* [Records with drawing code]
───
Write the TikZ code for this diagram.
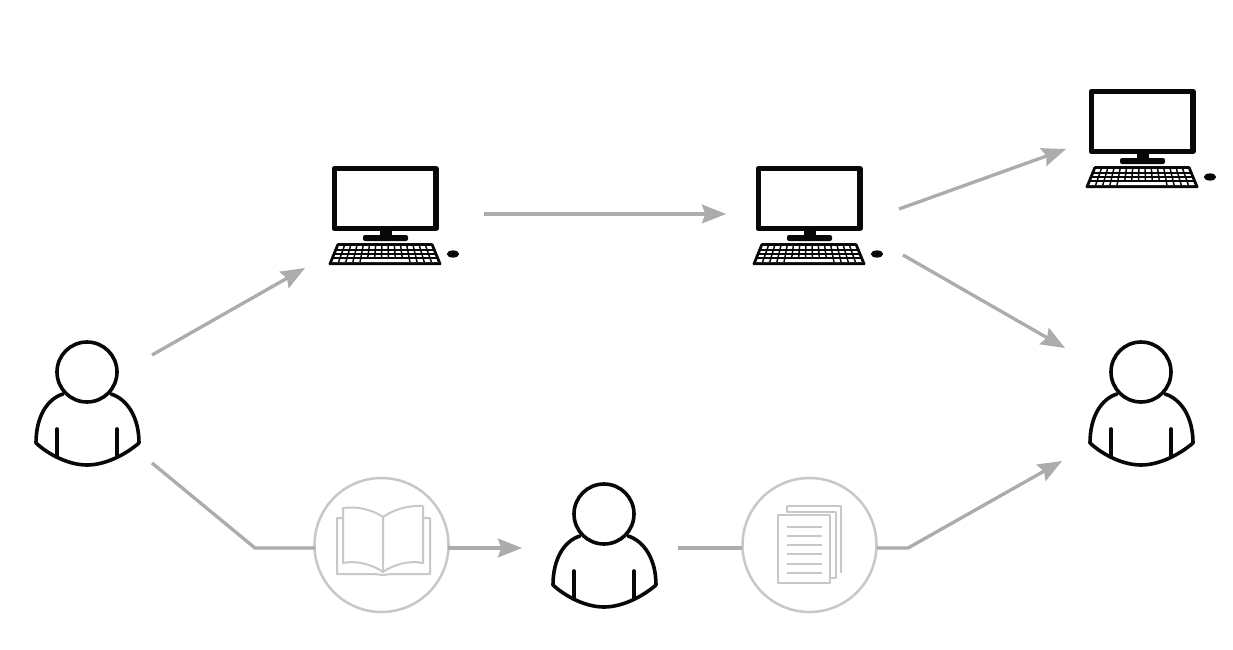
\documentclass[tikz,border=0pt]{standalone}
\usetikzlibrary{arrows.meta}
\definecolor{iconink}{RGB}{8,8,8}
\definecolor{linkgray}{RGB}{172,172,172}
\definecolor{softgray}{RGB}{200,200,200}
\tikzset{
  x=0.75pt,y=-0.75pt,
  link/.style={draw=linkgray,line width=2.5pt,line join=round},
  arrowlink/.style={link,-{Stealth[length=18pt,width=14pt,inset=2.5pt]}},
  inkline/.style={draw=iconink,line width=2.7pt,line cap=round,line join=round},
  softline/.style={draw=softgray,line width=1.5pt,line join=round},
  ring/.style={circle,draw=softgray,line width=1.9pt,minimum size=100.5pt,inner sep=0pt,fill=white},
  person/.pic={
    \draw[inkline,fill=white] (-24,22) .. controls (-40,27) and (-51,45) .. (-51,71)
      .. controls (-38,83) and (-18,93) .. (0,93)
      .. controls (18,93) and (38,83) .. (52,71)
      .. controls (52,45) and (40,27) .. (24,22);
    \draw[inkline,fill=white] (0,0) circle[radius=30];
    \draw[inkline] (-30,57) -- (-30,85);
    \draw[inkline] (30,57) -- (30,85);
  },
  computer/.pic={
    \draw[draw=iconink,line width=4pt,line join=round,fill=white] (2.5,2.5) rectangle (104,62.5);
    \fill[iconink] (48,64) rectangle (60,70);
    \fill[iconink,rounded corners=1.5pt] (31,69) rectangle (76,75);
    \fill[iconink,rounded corners=1pt] (5,77) -- (101,77) -- (110,99) -- (-4,99) -- cycle;
    \fill[white] (6,80) -- (100,80) -- (106.5,96) -- (-0.5,96) -- cycle;
    \foreach \i in {0,...,15}{
      \draw[iconink,line width=1.1pt] ({6+\i*94/15},80) -- ({-0.5+\i*107/15},96);
    }
    \foreach \yy/\xa/\xb in {84/4/102,88/2.4/103.7,92/0.7/105.3}{
      \draw[iconink,line width=1.1pt] (\xa,\yy) -- (\xb,\yy);
    }
    \fill[white] (30,92.8) rectangle (72,95.6);
    \fill[iconink] (121,88) ellipse[x radius=6.2,y radius=3.6];
  }
}
\begin{document}
\begin{tikzpicture}
\useasboundingbox (0,0) rectangle (1233,650);
\fill[white] (0,0) rectangle (1233,650);

% icons
\pic at (87,372) {person};
\pic at (1141,372) {person};
\pic at (604,514) {person};
\pic at (332,166) {computer};
\pic at (756,166) {computer};
\pic at (1089,89) {computer};

% connector ends
\coordinate (pa) at (152,355);
\coordinate (pb) at (152,463);
\coordinate (bend1) at (255,548);
\coordinate (pcA) at (305,268);
\coordinate (pcAout) at (484,214);
\coordinate (pcBin) at (726,214);
\coordinate (pcBup) at (899,209);
\coordinate (pcCin) at (1066,149);
\coordinate (pcBdown) at (903,255);
\coordinate (endA) at (1065,348);
\coordinate (midIn) at (522,548);
\coordinate (midOut) at (678,548);
\coordinate (bend2) at (908,548);
\coordinate (endB) at (1062,461);
\coordinate (bookL) at (315,548);
\coordinate (bookR) at (448,548);
\coordinate (docL) at (742,548);
\coordinate (docR) at (877,548);

% rings
\node[ring] (book) at (381.5,545) {};
\node[ring] (doc) at (809.5,545) {};

% connectors
\draw[arrowlink] (pa) -- (pcA);
\draw[arrowlink] (pcAout) -- (pcBin);
\draw[arrowlink] (pcBup) -- (pcCin);
\draw[arrowlink] (pcBdown) -- (endA);
\draw[link] (pb) -- (bend1) -- (bookL);
\draw[arrowlink] (bookR) -- (midIn);
\draw[link] (midOut) -- (docL);
\draw[arrowlink] (docR) -- (bend2) -- (endB);

% book icon
\draw[softline] (343,508) .. controls (358,506) and (373,510) .. (383,517) -- (383,572)
  .. controls (373,565) and (357,560) .. (343,563) -- cycle;
\draw[softline] (423,506) .. controls (408,505) and (393,510) .. (383,517);
\draw[softline] (423,506) -- (423,563) .. controls (408,560) and (393,565) .. (383,572);
\draw[softline] (343,518) -- (337,518) -- (337,574) -- (372,574) .. controls (378,574) and (380,575) .. (383,575)
  .. controls (386,575) and (388,574) .. (394,574) -- (430,574) -- (430,518) -- (423,518);

% document icon
\draw[softline,fill=white] (787,506) -- (841,506) -- (841,573);
\draw[softline,fill=white] (787,506) -- (787,512) -- (836,512) -- (836,578) -- (830,578);
\draw[softline,fill=white] (778,515) rectangle (830,583);
\foreach \yy in {527,536,545,554,564,573}{
  \draw[softline] (787,\yy) -- (822,\yy);
}
\end{tikzpicture}
\end{document}
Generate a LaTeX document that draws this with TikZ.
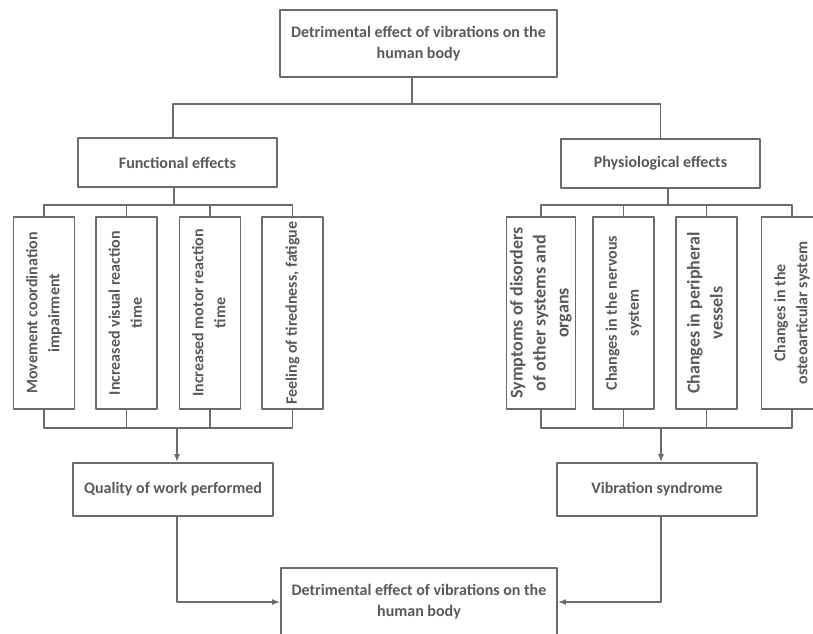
\documentclass[tikz,border=0pt]{standalone}
\usepackage{fontspec}
\setmainfont{Carlito}
\usetikzlibrary{positioning,arrows.meta}
\definecolor{linegray}{HTML}{6B6B6B}
\definecolor{textgray}{HTML}{595959}
\newcommand{\vlabel}[1]{\rotatebox{90}{\begin{tabular}{@{}c@{}}#1\end{tabular}}}
\begin{document}
\begin{tikzpicture}[line join=round, line cap=round,>={Latex[length=8pt,width=6pt]},x=1pt,y=-1pt]
	\tikzset{link/.style={draw=linegray,line width=1.7pt},
		box/.style={draw=linegray,line width=1.7pt,text=textgray,align=center,inner sep=0pt,
			font=\bfseries\fontsize{16}{21}\selectfont},
		midbox/.style={box,minimum width=199pt,minimum height=49pt},
		leaf/.style={box,minimum width=61pt,minimum height=192pt,font=\bfseries\fontsize{16}{22}\selectfont},
		bigleaf/.style={leaf,font=\bfseries\fontsize{18}{23}\selectfont}}
	\useasboundingbox (0,0) rectangle (813,633);
	% top
	\node[box,minimum width=277pt,minimum height=67pt] (top) at (418.5,43.5) {Detrimental effect of vibrations on the\\human body};
	\node[midbox] (func) at (177.5,162.5) {Functional effects};
	\node[midbox] (phys) at (660.5,163.5) {Physiological effects};
	% left leaves
	\node[leaf] (f1) at (44,313) {\vlabel{Movement coordination\\impairment}};
	\node[leaf] (f2) at (126.5,313) {\vlabel{Increased visual reaction\\time}};
	\node[leaf] (f3) at (210,313) {\vlabel{Increased motor reaction\\time}};
	\node[leaf] (f4) at (292.5,313) {\vlabel{Feeling of tiredness, fatigue}};
	% right leaves
	\node[bigleaf] (p1) at (541,313) {\vlabel{Symptoms of disorders\\of other systems and\\organs}};
	\node[leaf] (p2) at (623.5,313) {\vlabel{Changes in the nervous\\system}};
	\node[bigleaf] (p3) at (706.5,313) {\vlabel{Changes in peripheral\\vessels}};
	\node[leaf] (p4) at (792,313) {\vlabel{Changes in the\\osteoarticular system}};
	% outcomes
	\node[box,minimum width=200pt,minimum height=53pt] (qual) at (173,489.5) {Quality of work performed};
	\node[box,minimum width=200pt,minimum height=53pt] (vib) at (657,489.5) {Vibration syndrome};
	\node[box,minimum width=276pt,minimum height=68pt] (res) at (419,602) {Detrimental effect of vibrations on the\\human body};
	% connectors
	\coordinate (topsplit) at (0,104);
	\coordinate (leafsplit) at (0,205);
	\coordinate (leafjoin) at (0,428);
	\draw[link] ([xshift=-6.5pt]top.south) -- ([xshift=-6.5pt]top.south |- topsplit);
	\draw[link] ([xshift=-4.5pt]func.north) |- (phys.north |- topsplit) -- (phys.north);
	\draw[link] ([xshift=-3.5pt]func.south) -- ([xshift=-3.5pt]func.south |- leafsplit);
	\draw[link] ([xshift=7.5pt]phys.south) -- ([xshift=7.5pt]phys.south |- leafsplit);
	\draw[link] (f1.north) |- (f4.north |- leafsplit) -- (f4.north);
	\draw[link] (p1.north) |- (p4.north |- leafsplit) -- (p4.north);
	\draw[link] (f1.south) |- (f4.south |- leafjoin) -- (f4.south);
	\draw[link] (p1.south) |- (p4.south |- leafjoin) -- (p4.south);
	\foreach \n in {f2,f3,p2,p3}
		\draw[link] (\n.north) -- (\n.north |- leafsplit) (\n.south) -- (\n.south |- leafjoin);
	\draw[link,->] ([xshift=4pt]qual.north |- leafjoin) -- ([xshift=4pt]qual.north);
	\draw[link,->] ([xshift=4pt]vib.north |- leafjoin) -- ([xshift=4pt]vib.north);
	\draw[link,->] ([xshift=4pt]qual.south) |- (res.west);
	\draw[link,->] ([xshift=4pt]vib.south) |- (res.east);
\end{tikzpicture}
\end{document}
───
* [REQUEST]
Report how many lines in the records above contain the word "this", giving only the number.

* [RESPONSE BELOW]
2